Eligio (Gael García Bernal) é daqueles maridos que chegam bêbados no meio da noite e, por mais que tentem não incomodar na hora em que se colocam suavemente debaixo dos lençóis ao lado da esposa, incomodam. São os pequenos deslizes do dia a dia que fazem com que, certo dia, Susana (Verónica Echegui) resolva deixar Eligio, seu marido, sem dizer o porquê e para onde foi. Ele acorda, começa a expor para a mulher que teve um pesadelo no qual ela o estava traindo e, de repente, percebe que ela não está mais na casa. Na verdade, passou-se um dia inteiro até ele efetivamente conseguir confirmar que não, ela não estava mais na casa.
É assim o início de Estás me Matando Susana (2016), dirigido pelo mexicano Roberto Sneider (que tem em seu currículo, entre várias obras, o crédito de produtor de Frida, de 2002). É assim o início, enfim, da trajetória do protagonista para encontrar e reconquistar a sua amada. Ele consegue descobrir que a esposa está em uma universidade em Iowa, nos Estados Unidos.

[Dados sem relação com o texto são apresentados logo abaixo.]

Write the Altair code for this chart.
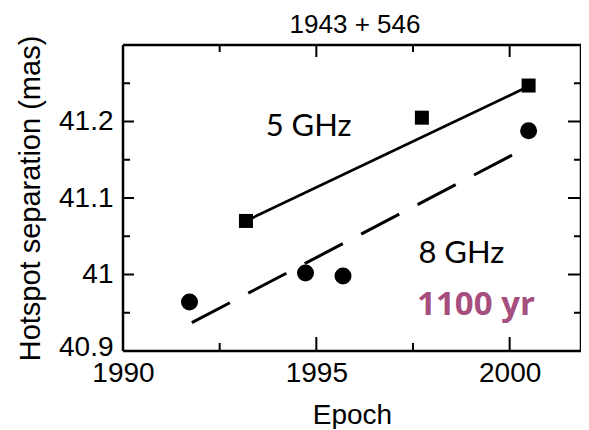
import altair as alt
import pandas as pd

# ---- data ----
title_text = ["1943 + 546"]

epoch_5 = [1993.18, 1997.73, 2000.49]
sep_5 = [41.070, 41.205, 41.247]
epoch_8 = [1991.72, 1994.72, 1995.69, 2000.49]
sep_8 = [40.964, 41.002, 40.998, 41.188]

fit5_x = [1993.18, 2000.45]
fit5_y = [41.070, 41.245]
fit8_x = [1991.78, 2000.06]
fit8_y = [40.937, 41.156]

label_text = ["5 GHz", "8 GHz"]
label_x = [1994.8, 1998.75]
label_y = [41.181, 41.015]

period_text = ["1100 yr"]
period_x = [1999.13]
period_y = [40.947]

x_major = [1995, 2000]
x_minor = [1992.5, 1997.5]
y_major = [41.0, 41.1, 41.2]
y_minor = [40.95, 41.05, 41.15, 41.25]
x_labels = [1990, 1995, 2000]
y_labels = [40.9, 41.0, 41.1, 41.2]

W, H = 458, 306
FONT = "Liberation Sans"

xs = alt.Scale(domain=[1990, 2001.845], nice=False, zero=False)
ys = alt.Scale(domain=[40.9, 41.3], nice=False, zero=False)

pts5 = pd.DataFrame({"epoch": epoch_5, "sep": sep_5})
pts8 = pd.DataFrame({"epoch": epoch_8, "sep": sep_8})
f5 = pd.DataFrame({"epoch": fit5_x, "sep": fit5_y})
f8 = pd.DataFrame({"epoch": fit8_x, "sep": fit8_y})
labs = pd.DataFrame({"t": label_text, "epoch": label_x, "sep": label_y})
per = pd.DataFrame({"t": period_text, "epoch": period_x, "sep": period_y})

x_axis = alt.Axis(values=x_labels, format="d", ticks=False, domain=False,
                  grid=False, labelFont=FONT, labelFontSize=28,
                  labelColor="black", labelPadding=8, labelFlush=False,
                  title="Epoch", titleFont=FONT, titleFontSize=28,
                  titleFontWeight="normal", titleColor="black",
                  titlePadding=14)
y_axis = alt.Axis(values=y_labels, format="~g", ticks=False, domain=False,
                  grid=False, labelFont=FONT, labelFontSize=28,
                  labelColor="black", labelPadding=10, labelFlush=False,
                  labelOffset={"condition": {"test": "datum.value < 40.95",
                                             "value": -4}, "value": 0},
                  title="Hotspot separation (mas)", titleFont=FONT,
                  titleFontSize=29, titleFontWeight="normal",
                  titleColor="black", titlePadding=13)

X = alt.X("epoch:Q", scale=xs, axis=x_axis)
Y = alt.Y("sep:Q", scale=ys, axis=y_axis)

line5 = alt.Chart(f5).mark_line(color="black", strokeWidth=2.7).encode(x=X, y=Y)
line8 = alt.Chart(f8).mark_line(color="black", strokeWidth=3,
                                strokeCap="butt",
                                strokeDash=[43, 20.7]).encode(x=X, y=Y)
sq = alt.Chart(pts5).mark_point(shape="square", filled=True, color="black",
                                opacity=1, size=196).encode(x=X, y=Y)
ci = alt.Chart(pts8).mark_point(shape="circle", filled=True, color="black",
                                opacity=1, size=289).encode(x=X, y=Y)
txt = alt.Chart(labs).mark_text(font="Lato", fontSize=31, color="black",
                                baseline="alphabetic", align="center").encode(
    x=X, y=Y, text="t:N")
ptxt = alt.Chart(per).mark_text(font="Open Sans", fontSize=33,
                                fontWeight="bold", color="#a64f7f",
                                baseline="alphabetic",
                                align="center").encode(x=X, y=Y, text="t:N")


def xticks(vals, y0, y1):
    df = pd.DataFrame({"epoch": vals})
    return alt.Chart(df).mark_rule(color="black", strokeWidth=2).encode(
        x=X, y=alt.value(y0), y2=alt.value(y1))


def yticks(vals, x0, x1):
    df = pd.DataFrame({"sep": vals})
    return alt.Chart(df).mark_rule(color="black", strokeWidth=2).encode(
        y=Y, x=alt.value(x0), x2=alt.value(x1))


ticks = [
    xticks(x_major, H - 14, H), xticks(x_minor, H - 8, H),
    xticks(x_major, 0, 12), xticks(x_minor, 0, 7),
    yticks(y_major, 0, 11), yticks(y_minor, 0, 7),
    yticks(y_major, W - 13, W), yticks(y_minor, W - 7, W),
]

one = pd.DataFrame({"k": [0]})
frame = [
    alt.Chart(one).mark_rule(color="black", strokeWidth=2.5).encode(
        x=alt.value(0), x2=alt.value(W), y=alt.value(0)),
    alt.Chart(one).mark_rule(color="black", strokeWidth=2.5).encode(
        x=alt.value(0), x2=alt.value(W), y=alt.value(H)),
    alt.Chart(one).mark_rule(color="black", strokeWidth=2.5).encode(
        y=alt.value(0), y2=alt.value(H), x=alt.value(0)),
    alt.Chart(one).mark_rule(color="black", strokeWidth=2.5).encode(
        y=alt.value(0), y2=alt.value(H), x=alt.value(W)),
]

title = alt.Chart(pd.DataFrame({"t": title_text})).mark_text(
    font=FONT, fontSize=26, color="black", baseline="alphabetic",
    align="center").encode(x=alt.value(232), y=alt.value(-12), text="t:N")

chart = alt.layer(line5, line8, sq, ci, txt, ptxt, *ticks, *frame,
                  title).properties(
    width=W, height=H,
    autosize=alt.AutoSizeParams(type="none"),
    padding={"left": 115, "top": 37, "right": 0, "bottom": 78},
).configure(background="white").configure_view(stroke=None)

chart.save("out.html", embed_options={"renderer": "svg", "actions": False})
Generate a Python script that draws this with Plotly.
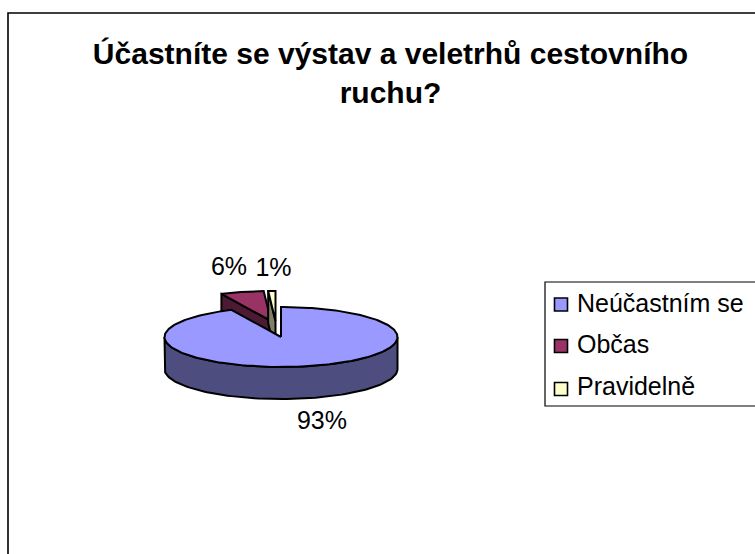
import numpy as np
import plotly.graph_objects as go

# Survey shares and labels
categories = ["Neúčastním se", "Občas", "Pravidelně"]
shares = [93, 6, 1]
title_lines = ["Účastníte se výstav a veletrhů cestovního", "ruchu?"]

top_colors = ["#9999FF", "#993366", "#FFFFCC"]
side_colors = ["#4D4D80", "#4D1A33", "#808066"]
OUTLINE = "#000000"
FONT = "Liberation Sans"

# Oblique pie geometry, in pixel-scaled axis units
CX, CY = 281, 337
RX, RY = 116.5, 30
DEPTH = 32
explode = [(0, 0), (-10, -16), (-5.5, -16)]


def rim(start, end, n=90):
    """Points on the rim between two clockwise angles measured from 12 o'clock."""
    t = np.radians(np.linspace(start, end, n))
    return RX * np.sin(t), -RY * np.cos(t)


def polygon(x, y, colour, width=2):
    return go.Scatter(
        x=list(x), y=list(y), mode="lines", fill="toself", fillcolor=colour,
        line=dict(color=OUTLINE, width=width), hoverinfo="skip", showlegend=False,
    )


edges = np.concatenate([[0], np.cumsum(shares)]) * 360 / sum(shares)
fig = go.Figure()

# Chart frame runs past the right and bottom edges of the page
fig.add_shape(type="rect", x0=8, y0=13, x1=900, y1=700,
              line=dict(color=OUTLINE, width=1.6), layer="below")

# Exploded slices go first so the large slice overlaps them
for i in (1, 2):
    ox, oy = CX + explode[i][0], CY + explode[i][1]
    rx, ry = rim(edges[i], edges[i + 1])
    # Cut face on the slice's leading edge
    fig.add_trace(polygon(
        [ox, ox + rx[0], ox + rx[0], ox, ox],
        [oy, oy + ry[0], oy + ry[0] + DEPTH, oy + DEPTH, oy],
        side_colors[i]))
    fig.add_trace(polygon(
        np.r_[ox, ox + rx, ox], np.r_[oy, oy + ry, oy], top_colors[i]))

# Front wall of the large slice
wx, wy = rim(90, 270)
fig.add_trace(polygon(
    np.r_[CX + wx, CX + wx[::-1], CX + wx[0]],
    np.r_[CY + wy, CY + wy[::-1] + DEPTH, CY + wy[0]],
    side_colors[0]))

# Top face of the large slice
rx, ry = rim(edges[0], edges[1], 240)
fig.add_trace(polygon(
    np.r_[CX, CX + rx, CX], np.r_[CY, CY + ry, CY], top_colors[0]))

# Percentage labels
label_x = [322, 229, 273.5]
label_y = [423, 269, 270]
fig.add_trace(go.Scatter(
    x=label_x, y=label_y, mode="text",
    text=[f"{v}%" for v in shares], textposition="middle center",
    textfont=dict(family=FONT, size=25, color="#000000"),
    hoverinfo="skip", showlegend=False,
))

# Key box, cut off by the right edge of the page
fig.add_shape(type="rect", x0=545, y0=282, x1=900, y1=406,
              line=dict(color=OUTLINE, width=1.2), fillcolor="#FFFFFF", layer="below")
swatch_y = [304.5, 346, 389]
key_text_y = [305.5, 347, 388.5]
fig.add_trace(go.Scatter(
    x=[561] * 3, y=swatch_y, mode="markers",
    marker=dict(symbol="square", size=13, color=top_colors,
                line=dict(color=OUTLINE, width=1.6)),
    hoverinfo="skip", showlegend=False,
))
fig.add_trace(go.Scatter(
    x=[577] * 3, y=key_text_y, mode="text", text=categories,
    textposition="middle right",
    textfont=dict(family=FONT, size=25, color="#000000"),
    hoverinfo="skip", showlegend=False,
))

fig.update_layout(
    width=755, height=554, margin=dict(l=0, r=0, t=0, b=0),
    paper_bgcolor="#FFFFFF", plot_bgcolor="#FFFFFF",
    xaxis=dict(range=[0, 755], visible=False, fixedrange=True),
    yaxis=dict(range=[554, 0], visible=False, fixedrange=True),
    title=dict(
        text="<br>".join(title_lines), x=390.5 / 755, xanchor="center",
        y=1 - 64 / 554, yanchor="top",
        font=dict(family=FONT, size=30, color="#000000", weight="bold"),
    ),
)
fig.write_html("out.html")
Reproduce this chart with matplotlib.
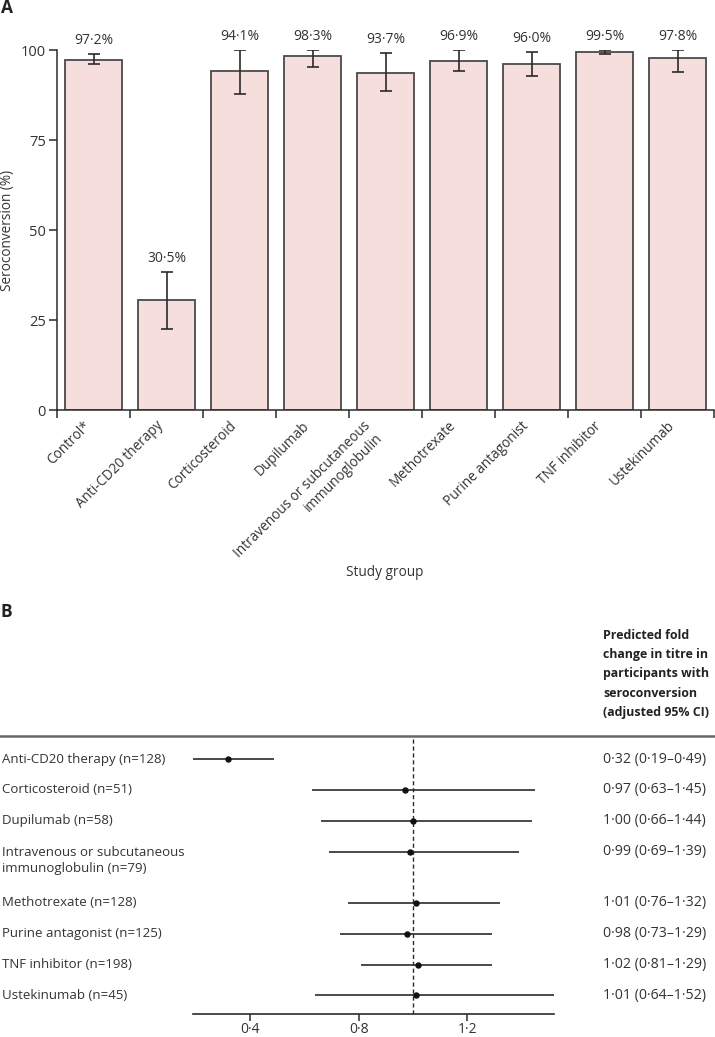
import numpy as np
import matplotlib
matplotlib.use("Agg")
import matplotlib.pyplot as plt
from matplotlib.lines import Line2D
from matplotlib.transforms import blended_transform_factory
from matplotlib.ticker import FuncFormatter

plt.rcParams['font.family'] = ['Open Sans', 'DejaVu Sans']

# ---------------- data: panel A ----------------
groups = ["Control*", "Anti-CD20 therapy", "Corticosteroid", "Dupilumab",
          "Intravenous or subcutaneous\nimmunoglobulin", "Methotrexate",
          "Purine antagonist", "TNF inhibitor", "Ustekinumab"]
pct = [97.2, 30.5, 94.1, 98.3, 93.7, 96.9, 96.0, 99.5, 97.8]
ci_low = [96.0, 22.5, 87.9, 95.3, 88.6, 94.2, 92.8, 98.9, 93.9]
ci_high = [98.8, 38.2, 100.0, 100.0, 99.1, 99.9, 99.4, 99.9, 100.0]
yticks_a = [0, 25, 50, 75, 100]

# ---------------- data: panel B ----------------
forest_labels = ["Anti-CD20 therapy (n=128)", "Corticosteroid (n=51)", "Dupilumab (n=58)",
                 "Intravenous or subcutaneous\nimmunoglobulin (n=79)", "Methotrexate (n=128)",
                 "Purine antagonist (n=125)", "TNF inhibitor (n=198)", "Ustekinumab (n=45)"]
fold = [0.32, 0.97, 1.00, 0.99, 1.01, 0.98, 1.02, 1.01]
fold_lo = [0.19, 0.63, 0.66, 0.69, 0.76, 0.73, 0.81, 0.64]
fold_hi = [0.49, 1.45, 1.44, 1.39, 1.32, 1.29, 1.29, 1.52]
xticks_b = [0.4, 0.8, 1.2]

W, H = 715, 1037
fig = plt.figure(figsize=(W / 100, H / 100), dpi=100)

def fx(px):
    return px / W

def fy(py):
    return 1 - py / H

dark = "#2b2b2b"
txt = "#333333"
bar_face = "#F5DEDB"
bar_edge = "#4a4a4a"

# ---------------- Panel A ----------------
axA = fig.add_axes([fx(57), fy(410), fx(714) - fx(57), fy(50) - fy(410)])
n = len(groups)
x = np.arange(n)
err = [np.array(pct) - np.array(ci_low), np.array(ci_high) - np.array(pct)]
axA.bar(x, pct, width=0.77, color=bar_face, edgecolor=bar_edge, linewidth=1.3, zorder=2)
axA.errorbar(x, pct, yerr=err, fmt='none', ecolor=dark, elinewidth=1.2,
             capsize=4.3, capthick=1.2, zorder=3)
for xi, v, top in zip(x, pct, ci_high):
    axA.annotate(f"{v:.1f}%".replace('.', '·'), xy=(xi, top), xytext=(0, 4.5),
                 textcoords='offset points', ha='center', va='bottom',
                 fontsize=10, color=txt, annotation_clip=False)
axA.set_xlim(-0.5, n - 0.5)
axA.set_ylim(0, 100)
axA.spines['top'].set_visible(False)
axA.spines['right'].set_visible(False)
for s in ['left', 'bottom']:
    axA.spines[s].set_color(dark)
    axA.spines[s].set_linewidth(1.1)
axA.set_yticks(yticks_a)
axA.set_yticklabels([str(t) for t in yticks_a], fontsize=10.5, color=txt)
axA.tick_params(axis='y', length=6, width=1.1, color=dark, pad=2)
axA.set_xticks(np.arange(n + 1) - 0.5)
axA.set_xticklabels([])
axA.tick_params(axis='x', which='major', length=6, width=1.1, color=dark)
axA.set_xticks(x, minor=True)
axA.set_xticklabels(groups, minor=True, rotation=45, ha='right', va='top',
                    fontsize=9.8, color=txt, multialignment='right')
axA.tick_params(axis='x', which='minor', length=0, pad=6)
axA.set_ylabel("Seroconversion (%)", fontsize=9.8, color=txt)
axA.yaxis.set_label_coords((8 - 57) / 657, 0.5)
axA.yaxis.label.set_verticalalignment('center')
fig.text(fx(385), fy(573), "Study group", ha='center', va='center', fontsize=9.8, color=txt)
fig.text(fx(1), fy(8), "A", ha='left', va='center', fontsize=12.5, fontweight='bold', color='#222222')

# ---------------- Panel B ----------------
fig.text(fx(1), fy(612), "B", ha='left', va='center', fontsize=12.5, fontweight='bold', color='#222222')
axB = fig.add_axes([fx(193), fy(1014), fx(554) - fx(193), fy(738) - fy(1014)])
gap = 0.65
idx = np.arange(len(fold))
ypos = idx + np.where(idx > 3, gap, 0.0)
axB.hlines(ypos, fold_lo, fold_hi, color=dark, linewidth=1.2, zorder=2)
axB.plot(fold, ypos, 'o', color='#111111', markersize=3.6, zorder=3)
axB.axvline(1.0, color=dark, linewidth=1.0, linestyle=(0, (3, 2)), zorder=1)
axB.set_xlim(0.19, 1.52)
axB.set_ylim(ypos[-1] + 0.6, -0.68)
for s in ['top', 'right', 'left']:
    axB.spines[s].set_visible(False)
axB.spines['bottom'].set_color(dark)
axB.spines['bottom'].set_linewidth(1.2)
axB.set_yticks([])
axB.set_xticks(xticks_b)
axB.xaxis.set_major_formatter(FuncFormatter(lambda v, p: f"{v:.1f}".replace('.', '·')))
axB.tick_params(axis='x', length=5, width=1.1, color=dark, labelsize=10,
                labelcolor=txt, pad=1)

trL = blended_transform_factory(fig.transFigure, axB.transData)
line_h_pt = 12.5
for yp, lab, f, lo, hi in zip(ypos, forest_labels, fold, fold_lo, fold_hi):
    nl = lab.count("\n")
    axB.annotate(lab, xy=(fx(2), yp), xycoords=trL, xytext=(0, -nl * line_h_pt / 2),
                 textcoords='offset points', ha='left', va='center',
                 fontsize=9.5, color=txt, linespacing=1.35, annotation_clip=False)
    s = f"{f:.2f} ({lo:.2f}–{hi:.2f})".replace('.', '·')
    axB.text(fx(603), yp, s, transform=trL, ha='left', va='center',
             fontsize=10.2, color=txt)

fig.text(fx(603), fy(629), "Predicted fold\nchange in titre in\nparticipants with\nseroconversion\n(adjusted 95% CI)",
         ha='left', va='top', fontsize=8.9, fontweight='bold', color='#222222', linespacing=1.62)
fig.add_artist(Line2D([0, 1], [fy(736), fy(736)], transform=fig.transFigure,
                      color='#666666', linewidth=1.8))

fig.savefig("out.png", dpi=100)
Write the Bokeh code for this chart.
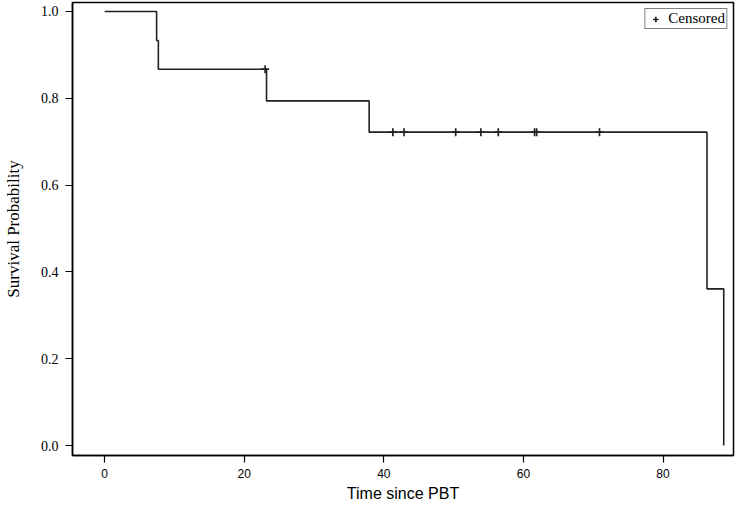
from bokeh.plotting import figure
from bokeh.models import FixedTicker, Range1d, Legend, LegendItem, PrintfTickFormatter
from bokeh.embed import file_html
from bokeh.resources import INLINE

# Kaplan-Meier step curve (time, survival probability)
step_times = [0.0, 7.45, 7.7, 23.2, 37.9, 86.3, 88.7]
step_surv = [1.0, 0.933, 0.867, 0.794, 0.722, 0.361, 0.0]

# Censored observations
cens_times = [23.0, 41.3, 42.9, 50.3, 53.9, 56.4, 61.6, 61.9, 70.9]
cens_surv = [0.867, 0.722, 0.722, 0.722, 0.722, 0.722, 0.722, 0.722, 0.722]

x_ticks = [0, 20, 40, 60, 80]
y_ticks = [0.0, 0.2, 0.4, 0.6, 0.8, 1.0]

p = figure(frame_width=661, frame_height=453, output_backend="svg", toolbar_location=None,
           x_range=Range1d(-4.6, 90.1), y_range=Range1d(-0.023, 1.0207),
           min_border_left=68, min_border_right=2, min_border_top=2, min_border_bottom=50)

line_col = "#222222"
p.step(step_times, step_surv, mode="after", line_color=line_col, line_width=1.6)
cr = p.scatter(cens_times, cens_surv, marker="cross", size=8, line_color=line_col, line_width=1.7)

p.grid.visible = False
p.background_fill_color = "white"
p.border_fill_color = "white"
p.outline_line_color = "black"
p.outline_line_width = 1.5

xa = p.xaxis[0]
xa.ticker = FixedTicker(ticks=x_ticks)
xa.axis_label = "Time since PBT"
xa.axis_label_text_font = "Liberation Sans"
xa.axis_label_text_font_size = "16px"
xa.axis_label_text_font_style = "normal"
xa.axis_label_text_color = "black"
xa.axis_label_standoff = 4
xa.major_label_text_font = "Liberation Sans"
xa.major_label_text_font_size = "12px"
xa.major_label_text_color = "black"
xa.major_label_standoff = 6
xa.major_tick_out = 7
xa.major_tick_in = 0
xa.minor_tick_out = 0
xa.minor_tick_in = 0
xa.axis_line_color = "black"
xa.axis_line_width = 1.5
xa.major_tick_line_color = "black"
xa.major_tick_line_width = 1.2

ya = p.yaxis[0]
ya.ticker = FixedTicker(ticks=y_ticks)
ya.formatter = PrintfTickFormatter(format="%.1f")
ya.axis_label = "Survival Probability"
ya.axis_label_text_font = "Liberation Serif"
ya.axis_label_text_font_size = "17px"
ya.axis_label_text_font_style = "normal"
ya.axis_label_text_color = "black"
ya.axis_label_standoff = 15
ya.major_label_text_font = "Liberation Serif"
ya.major_label_text_font_size = "14px"
ya.major_label_text_color = "black"
ya.major_label_standoff = 7
ya.major_tick_out = 7
ya.major_tick_in = 0
ya.minor_tick_out = 0
ya.minor_tick_in = 0
ya.axis_line_color = "black"
ya.axis_line_width = 1.5
ya.major_tick_line_color = "black"
ya.major_tick_line_width = 1.2

legend = Legend(items=[LegendItem(label="Censored", renderers=[cr])],
                location="top_right")
legend.label_text_font = "Liberation Serif"
legend.label_text_font_size = "15px"
legend.label_text_color = "black"
legend.label_standoff = 4
legend.glyph_width = 18
legend.glyph_height = 14
legend.padding = 1
legend.margin = 6
legend.spacing = 0
legend.border_line_color = "black"
legend.border_line_width = 1.2
legend.background_fill_alpha = 1.0
p.add_layout(legend)

open("out.html", "w").write(file_html(p, INLINE))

A história está longe de remeter ao título e ‘matar’ quem assiste de decepção e tédio, mas o conjunto da obra tende a provocar o espectador a dar alguns passos nessa direção.
Apesar de enquadramentos bem arquitetados (que, por exemplo, ora exploram câmera na mão, ora plano e contraplano no interior de um veículo, ora planos abertos que contextualizam o ambiente) e bons atores, Estás me Matando Susana não é capaz de encantar.
O motivo é a fragilidade de seu roteiro. A história está longe de remeter ao título e “matar” a quem assiste de decepção e tédio, mas o conjunto da obra tende a provocar o espectador a dar alguns passos nessa direção. É um roteiro que pouco atrai, uma história que pouco seduz.
Latinos em geral têm fama de serem mais passionais, exagerados, expansivos em suas falas e gestos. O que o filme dirigido por Roberto Sneider faz é aproveitar-se dessa concepção comumente difundida e tentar trabalhar sobre ela para arrebanhar risos. A obra, no entanto, não é lá muito feliz nessa missão. É fácil perceber uma apresentação estereotipada e até preconceituosa do mexicano.
Eligio mal chega em terras estadunidenses e precisa correr (literalmente) da lei por ter se negado a pagar o táxi que o conduziu do aeroporto ao seu destino. Ele também é frequentemente apresentado como o tagarela que concentra as atenções em uma mesa de bar e dispara gracejos com velocidade espantosa.
Além disso, Susana e Eligio formam o casal passional que gradualmente faz todos os hóspedes do corredor de um hotel saírem de seus quartos em razão da acalorada discussão sobre o relacionamento, uma discussão feita de forma espalhafatosa, sem qualquer discrição.
O contínuo fluxo de separa/reata/separa/reata movimentado pela dupla de protagonistas faz lembrar, tranquilamente, o famigerado “dramalhão mexicano”. Sobretudo quando se considera que um terceiro elemento, um grandalhão e calado poeta polonês (o que ele tem de grande, tem também de calado), “tempera” ainda mais o já apimentado universo no qual vivem Eligio e Susana. Substitua, aqui, “tempera” por “tumultua” e “apimentado” por “tumultuado” e você terá uma noção ainda melhor do que acontece no decorrer dos fotogramas.
Em meio aos defeitos, a cena final parece ser uma tentativa (tardia, é verdade) de inserir um pouco mais de qualidade e fazer com que o filme acabe sendo encarado pelo espectador como um retrato um tanto quanto exagerado do quão patético (e melodramático) pode ser um relacionamento amoroso.